Laval le 22 janvier,
Ma très chère Blanche,
Comme hier je n’ai pas écrit, je viens aujourd’hui, par la pensée, m’entretenir un instant avec toi,
J’ai reçu ta bonne lettre du 17 me faisant savoir que vous êtes tous en bonne santé, aussi, c’est avec un grand plaisir que je peux m’en rendre compte; quant à moi je me porte toujours très bien.
D’après ce qu’on m’a dit hier, le régiment ne tardera pas à partir d’ici, mais pas pour Verdun vu que tout est démoli; ça serait pour Commercy. J’espère bien, avant qu’il parte, moi ne plus être ici si mon certificat arrive.
Tu me demandes si je veux quelque chose à manger, tu peux si tu veux, m’envoyer un saucisson, cela me servira pour manger un bout de pain entre les repas, sur le long du voyage, si je viens bientôt; pas autre chose, car vous en avez plus besoin que moi.
Cette nuit, il a fait un temps épouvantable. Il est tombé de l’eau jusqu’au matin, en plus il faisait un vent à ne pas pouvoir rester dehors; ce matin pour finir, il s’est mis à tomber de la neige, mais elle n’est pas restée.
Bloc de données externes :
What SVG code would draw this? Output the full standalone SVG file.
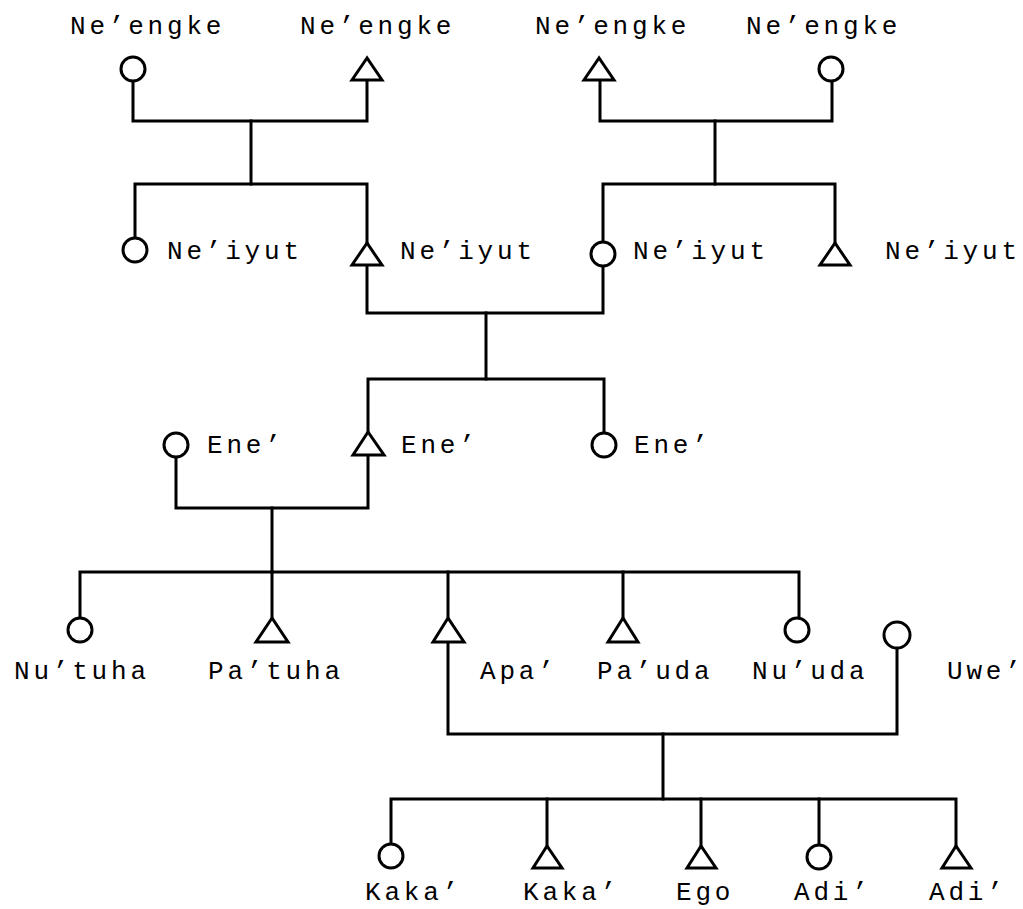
<svg xmlns="http://www.w3.org/2000/svg" width="1023" height="909" viewBox="0 0 1023 909">
<style>
.c{fill:none;stroke:#000;stroke-width:3;stroke-linejoin:miter;stroke-linecap:square}
.f{fill:#fff;stroke:#000;stroke-width:3}
.m{fill:#fff;stroke:#000;stroke-width:3;stroke-linejoin:miter}
text{font-family:"Liberation Mono","DejaVu Sans Mono",monospace;font-size:26px;letter-spacing:3.8px;fill:#000}
</style>
<rect width="1023" height="909" fill="#fff"/>
<g id="connectors">
<path class="c" d="M133,81V121H367V80"/>
<path class="c" d="M251,121V184"/>
<path class="c" d="M135,238V184H367V243"/>
<path class="c" d="M600,80V121H832V81"/>
<path class="c" d="M715,121V184"/>
<path class="c" d="M603,242V184H835V243"/>
<path class="c" d="M367,265V313H603V266"/>
<path class="c" d="M486,313V379"/>
<path class="c" d="M368,432V379H604V433"/>
<path class="c" d="M176,457V508H368V455"/>
<path class="c" d="M272,508V572"/>
<path class="c" d="M80,618V572H799V618"/>
<path class="c" d="M272,572V618M448,572V618M623,572V618"/>
<path class="c" d="M448,642V734H897V648"/>
<path class="c" d="M663,734V799"/>
<path class="c" d="M391,844V799H956V846"/>
<path class="c" d="M547,799V846M701,799V846M819,799V845"/>
</g>
<g id="n1"><circle class="f" cx="133" cy="69" r="12"/><text x="70" y="34">Ne’engke</text></g>
<g id="n2"><polygon class="m" points="367,58 352,80 382,80"/><text x="300" y="34">Ne’engke</text></g>
<g id="n3"><polygon class="m" points="599,58 584,80 614,80"/><text x="535" y="34">Ne’engke</text></g>
<g id="n4"><circle class="f" cx="831" cy="69" r="12"/><text x="746" y="34">Ne’engke</text></g>
<g id="n5"><circle class="f" cx="135" cy="250" r="12"/><text x="167" y="259">Ne’iyut</text></g>
<g id="n6"><polygon class="m" points="367,243 352,265 382,265"/><text x="400" y="259">Ne’iyut</text></g>
<g id="n7"><circle class="f" cx="603" cy="254" r="12"/><text x="633" y="259">Ne’iyut</text></g>
<g id="n8"><polygon class="m" points="835,243 820,265 850,265"/><text x="885" y="259">Ne’iyut</text></g>
<g id="n9"><circle class="f" cx="176" cy="445" r="12"/><text x="207" y="453">Ene’</text></g>
<g id="n10"><polygon class="m" points="368,432 353,455 384,455"/><text x="401" y="453">Ene’</text></g>
<g id="n11"><circle class="f" cx="604" cy="445" r="12"/><text x="634" y="453">Ene’</text></g>
<g id="n12"><circle class="f" cx="80" cy="630" r="12"/><text x="14" y="679">Nu’tuha</text></g>
<g id="n13"><polygon class="m" points="272,618 256,642 288,642"/><text x="208" y="679">Pa’tuha</text></g>
<g id="n14"><polygon class="m" points="448,618 433,642 464,642"/><text x="480" y="679">Apa’</text></g>
<g id="n15"><polygon class="m" points="623,618 608,642 638,642"/><text x="597" y="679">Pa’uda</text></g>
<g id="n16"><circle class="f" cx="797" cy="630" r="12"/><text x="752" y="679">Nu’uda</text></g>
<g id="n17"><circle class="f" cx="897" cy="635" r="13"/><text x="947" y="679">Uwe’</text></g>
<g id="n18"><circle class="f" cx="391" cy="856" r="12"/><text x="365" y="900">Kaka’</text></g>
<g id="n19"><polygon class="m" points="547,846 533,868 562,868"/><text x="523" y="900">Kaka’</text></g>
<g id="n20"><polygon class="m" points="701,846 687,868 716,868"/><text x="676" y="900">Ego</text></g>
<g id="n21"><circle class="f" cx="819" cy="857" r="12"/><text x="794" y="900">Adi’</text></g>
<g id="n22"><polygon class="m" points="956,846 942,868 971,868"/><text x="929" y="900">Adi’</text></g>
</svg>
Je crois que cela va faire venir le froid, ce qui serait préférable que cette boue, car depuis que je suis ici, on n’a pas eu un jour les pieds secs.
Surement que Paul ne va pas tarder à venir, car hier j’ai causé avec de types de la classe 97 qui comptent partir aujourd’hui, et lui marchant avec la classe 95 son tour doit être arrivé.
Ne voyant plus grand chose à te raconter pour cette fois, je vais finir en vous embrassant tous du fond du cœur.
Bien des caresses à ma gentille Paulette.
Ton mari tout dévoué pour toujours.

Fernand Borgne décèdera début 1949 à 59 ans des suites de sa déportation et des tortures qu’il a enduré.
La fille de Blanche et Fernand, Paulette, ainsi que son époux Henri Fournier ont été reconnus « justes parmi les nations » par le Comité Français pour Yad Vashem.
Les plus jeunes de leurs enfants n’ont pas connu de guerre sur le territoire national; leurs petits-enfants et arrière petits-enfants vivent dans la paix: une paix bousculée tant la guerre prend de nouvelles formes, mais, même bancale, c’est encore la paix…

Nous sommes réunis pour honorer la mémoire de ceux qui, quel que soit leur camp, affrontèrent l’enfer d’un monde déshumanisé…
Plus jamais ça … et cependant autour de nous, c’est encore et toujours ça…
Restons humanistes, et veillons à ce que le pire ne se mette à l’œuvre, car il n’est jamais très loin.